# Contributing

Sovrium is built in the open and welcomes contributions. Whether you are fixing a typo, improving the documentation, reporting a bug, or proposing a feature, this page explains how to get started.

## Ways to contribute

- **Report a bug or request a feature** — open an issue on [GitHub](https://github.com/sovrium/sovrium/issues) with a clear description and, where possible, a minimal reproduction.
- **Improve the documentation** — these docs are part of the repository; corrections and clarifications are always welcome.
- **Submit a pull request** — implement a fix or feature and open a PR for review (requires certification — see below).

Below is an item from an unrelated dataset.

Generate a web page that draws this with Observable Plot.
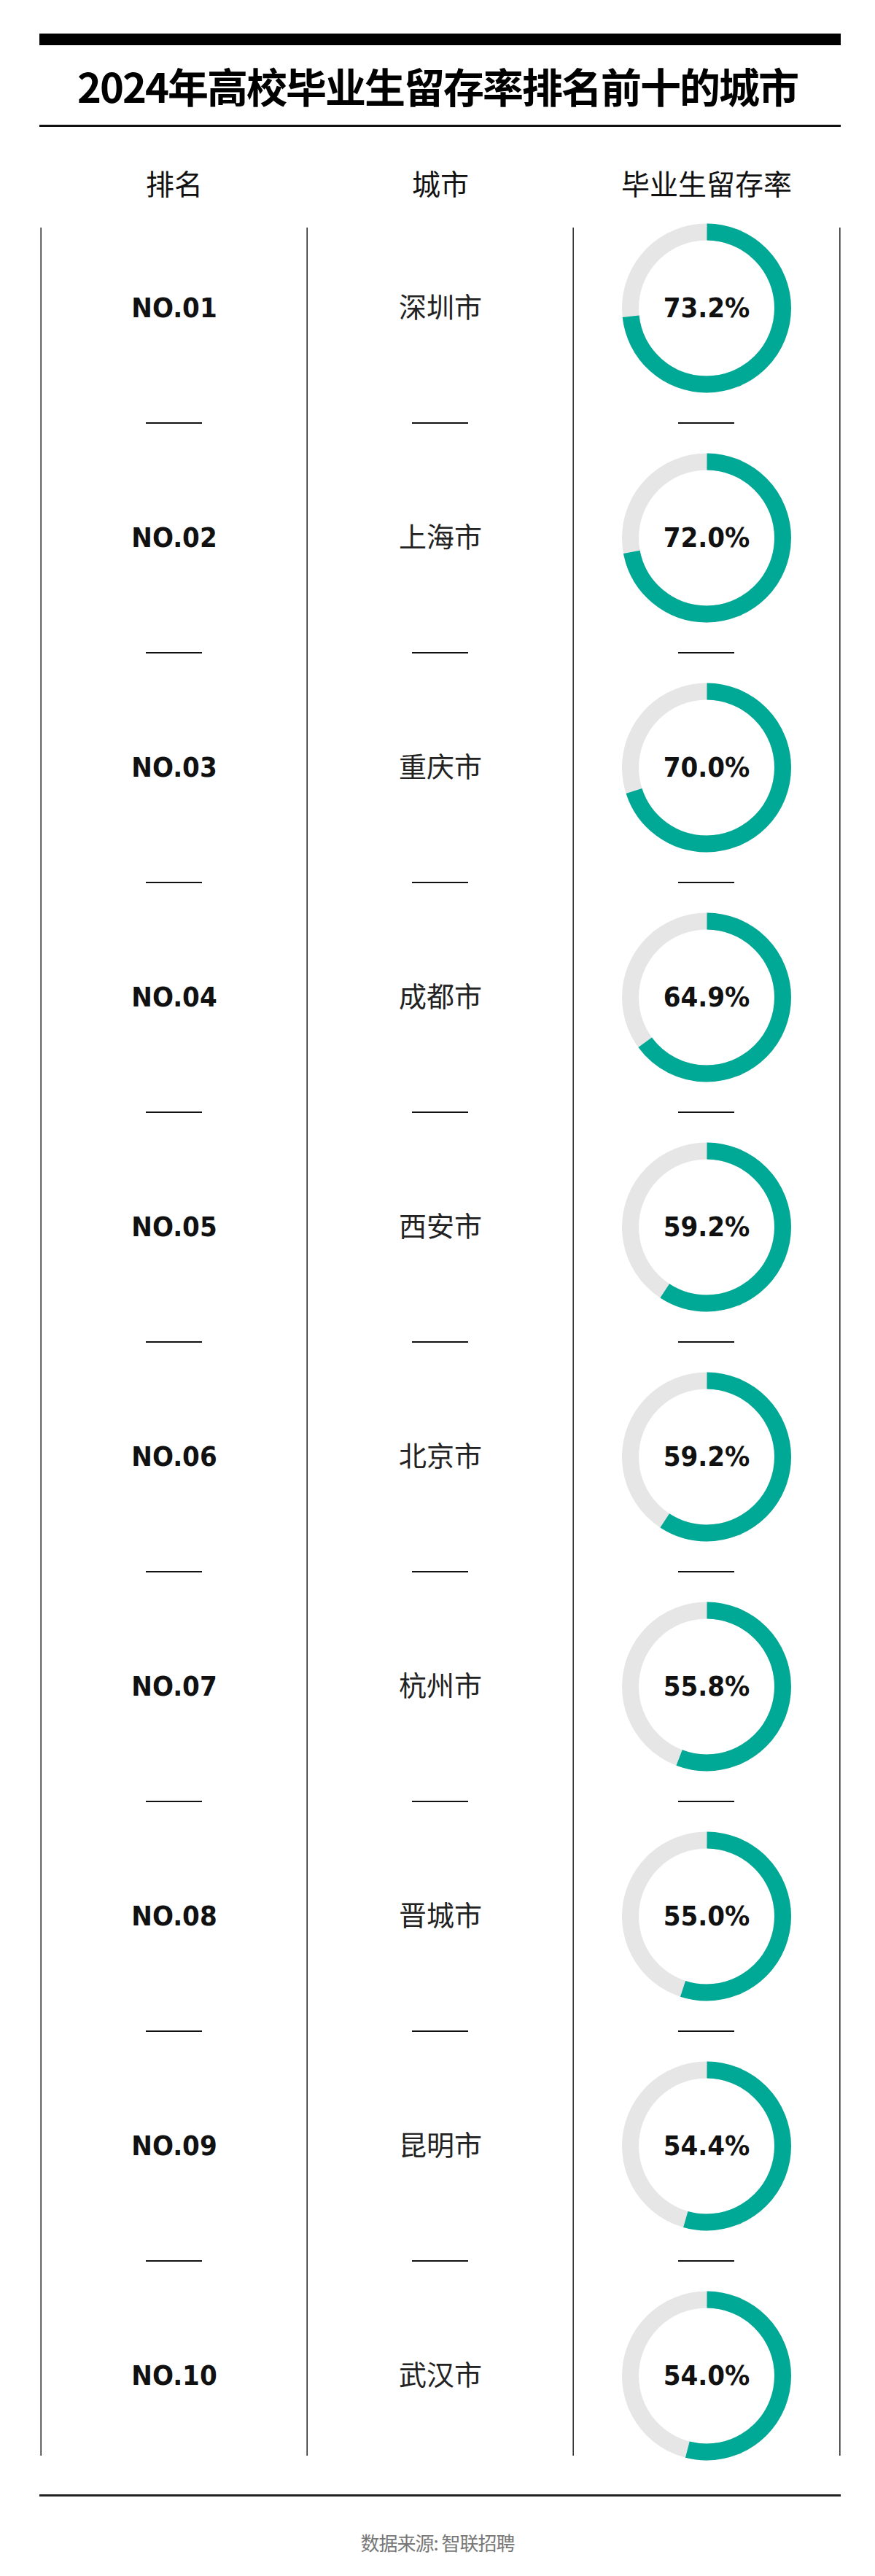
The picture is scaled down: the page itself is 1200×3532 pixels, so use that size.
<!DOCTYPE html>
<html>
<head>
<meta charset="utf-8">
<script src="https://cdn.jsdelivr.net/npm/d3@7"></script>
<script src="https://cdn.jsdelivr.net/npm/@observablehq/plot@0.6"></script>
<style>
  body { margin: 0; background: #fff; width: 1200px; font-family: "Noto Sans CJK SC", sans-serif; }
  .head { height: 190px; position: relative; }
  .bar { position: absolute; left: 54px; width: 1099px; top: 46px; height: 16px; background: #000; }
  .title { position: absolute; left: 0; width: 1200px; top: 82px; text-align: center; font-size: 56px; font-weight: 700; line-height: 70px; letter-spacing: -2px; }
  .rule { position: absolute; left: 54px; width: 1099px; top: 171px; height: 3px; background: #111; }
  .foot { height: 92px; text-align: center; color: #777; font-size: 26px; line-height: 92px; letter-spacing: -1px; }
  .num text { font-stretch: condensed; }
</style>
</head>
<body>
<div class="head"><div class="bar"></div><div class="title">2024年高校毕业生留存率排名前十的城市</div><div class="rule"></div></div>
<div id="chart"></div>
<div class="foot">数据来源: 智联招聘</div>
<script>
// 表格数据
const columns = ["排名", "城市", "毕业生留存率"];
const ranks = ["NO.01", "NO.02", "NO.03", "NO.04", "NO.05", "NO.06", "NO.07", "NO.08", "NO.09", "NO.10"];
const cities = ["深圳市", "上海市", "重庆市", "成都市", "西安市", "北京市", "杭州市", "晋城市", "昆明市", "武汉市"];
const rates = [73.2, 72.0, 70.0, 64.9, 59.2, 59.2, 55.8, 55.0, 54.4, 54.0];

const rows = ranks.map((rank, i) => ({i, rank, city: cities[i], rate: rates[i]}));

const numFont = '"DejaVu Sans Condensed", "DejaVu Sans", sans-serif';
const R = 104.5;
const C = 2 * Math.PI * R;
const bw = (1152 - 55) / 3;

// 每一行一个环形进度
const arcs = rows.map(d => Plot.dot([d], {
  x: () => columns[2], y: "i", r: R,
  stroke: "#00a896", strokeWidth: 23, fill: "none",
  strokeDasharray: `${C * d.rate / 100} ${C * (1 - d.rate / 100)}`,
  strokeDashoffset: C / 4
}));

const chart = Plot.plot({
  width: 1200,
  height: 3250,
  marginTop: 100,
  x: {type: "band", domain: columns, range: [55, 1152], padding: 0},
  y: {type: "linear", domain: [0, 9], range: [232, 3067], axis: null},
  style: {fontFamily: '"Noto Sans CJK SC", sans-serif', color: "#111", background: "#fff"},
  marks: [
    Plot.axisX({anchor: "top", tickSize: 0, tickPadding: 24, fontSize: 39, label: null}),
    // 竖线
    Plot.ruleX(columns, {x: d => d, y1: 0, y2: 9, dx: -bw / 2, insetTop: -110, insetBottom: -110, stroke: "#222", strokeWidth: 1.5}),
    Plot.ruleX([columns[2]], {x: d => d, y1: 0, y2: 9, dx: bw / 2, insetTop: -110, insetBottom: -110, stroke: "#222", strokeWidth: 1.5}),
    // 行间短横线
    ...columns.map(c => Plot.tickY(rows.slice(0, 9), {x: () => c, y: d => d.i + 0.5, insetLeft: 144, insetRight: 144, stroke: "#111", strokeWidth: 2})),
    // 灰色底环
    Plot.dot(rows, {x: () => columns[2], y: "i", r: R, stroke: "#e6e6e6", strokeWidth: 23, fill: "none"}),
    ...arcs,
    Plot.text(rows, {x: () => columns[0], y: "i", text: "rank", fontSize: 38, fontWeight: 700, fontFamily: numFont, fill: "#111", className: "num"}),
    Plot.text(rows, {x: () => columns[1], y: "i", text: "city", fontSize: 38, fill: "#222"}),
    Plot.text(rows, {x: () => columns[2], y: "i", text: d => d.rate.toFixed(1) + "%", fontSize: 38, fontWeight: 700, fontFamily: numFont, fill: "#111", className: "num"})
  ]
});

document.getElementById("chart").appendChild(chart);
</script>
<div style="position:absolute;left:54px;width:1099px;top:3420px;height:3px;background:#222"></div>
</body>
</html>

## Becoming a certified contributor

Opening issues and reporting bugs is open to everyone. **Submitting code, however, requires becoming a certified contributor.** To get certified, contact us at **contribute@sovrium.com** and we will guide you through the process.

We introduced this step deliberately. The volume of unsolicited, AI-generated pull requests has made open contribution unsustainable for many projects — maintainers end up spending more time triaging low-effort, machine-written patches than building. Certification lets us:

- **Keep review capacity for real work** — we are not overwhelmed by a flood of automated, drive-by PRs.
- **Guarantee a high-quality contributor community** — certified contributors understand the codebase, the architecture, and the standards before they ship.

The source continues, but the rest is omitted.